Why he and some of his Christian peers, including the Archbishop of Bari, a proselyte from southern Italy, converted is open to speculation. In his memoir Obadiah, neé Johannes son of Dreux, wrote about Bari’s conversion, which preceded his own, as well as Jewish persecution during the First Crusade. With those accounts and a document describing another 11th-century convert, Golb says, it’s tempting “to look for possible causes,” such as, perhaps, they found Christianity idolatrous or the Crusade violence upsetting. Obadiah, who fled to Syria to escape harassment, doesn’t provide any concrete answers. “He just describes the events in his life,” Golb says. But “he’s part of a larger picture.”

For that reason Obadiah has continued to fascinate scholars specializing in the Middle Ages and in religious conversion—as well as the people of Oppido Lucano. In March a group of Obadiah fans gathered there, with local and regional government officials and other dignitaries, to pay tribute. As honorary president of the International Conference on Chronicler-Musician Obadiah the Proselyte, Golb took the opportunity to share 40 years of research and to tackle some unfinished business.

After solving the music mystery and penning a handful of articles on Obadiah in the mid- to late-’60s, Golb moved on to other topics, including the Dead Sea Scrolls and the Jews of medieval Normandy—subjects that grew out of his Cairo Genizah probing and on which he has done groundbreaking work. But countless files on Obadiah stored in his University office awaited another look. With the conference approaching, they finally received their due. “I had to get busy,” Golb says. Having previously published Obadiah’s memoir fragments in Hebrew, he now produced English and Italian versions, collaborating on the latter with Davide Papotti, a graduate student in Romance languages and literatures.

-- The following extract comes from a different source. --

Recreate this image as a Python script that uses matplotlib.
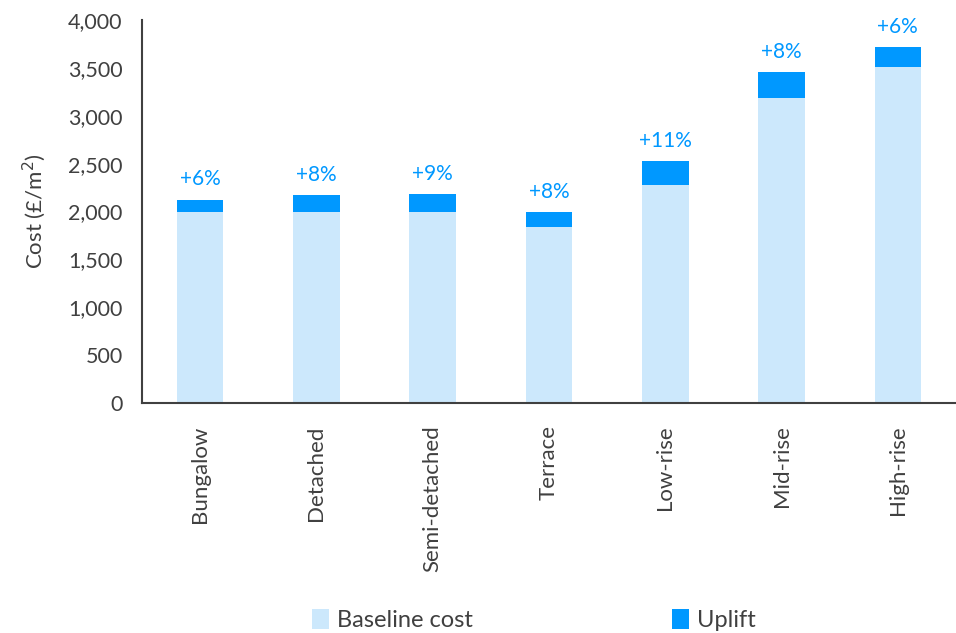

Editing and preparing Obadiah’s music proved an emotional exercise. Shortly after identifying the manuscript, Golb had worked with the University of Illinois’ Royal MacDonald to bring it to the public. But MacDonald died in the midst of deciphering and transcribing the score (Golb handled the words). With the assistance of music graduate student Michael Anderson, AM’04, this year the job was at last done. At the Oppido Lucano conference vocalists performed all three known Obadiah musical pieces, “The Praise of Moses,” “Teach, that I Might but Know,” and “Trust in the Lord.”

Golb also handed over a copy of his personal archive on the convert to the town’s mayor. “You live with a subject so long, you don’t think it’s ever going to [reach] closure,” he says. Indeed, Obadiah may not have sung his final note. Golb predicts he’ll reappear in his own future writings.—M.L.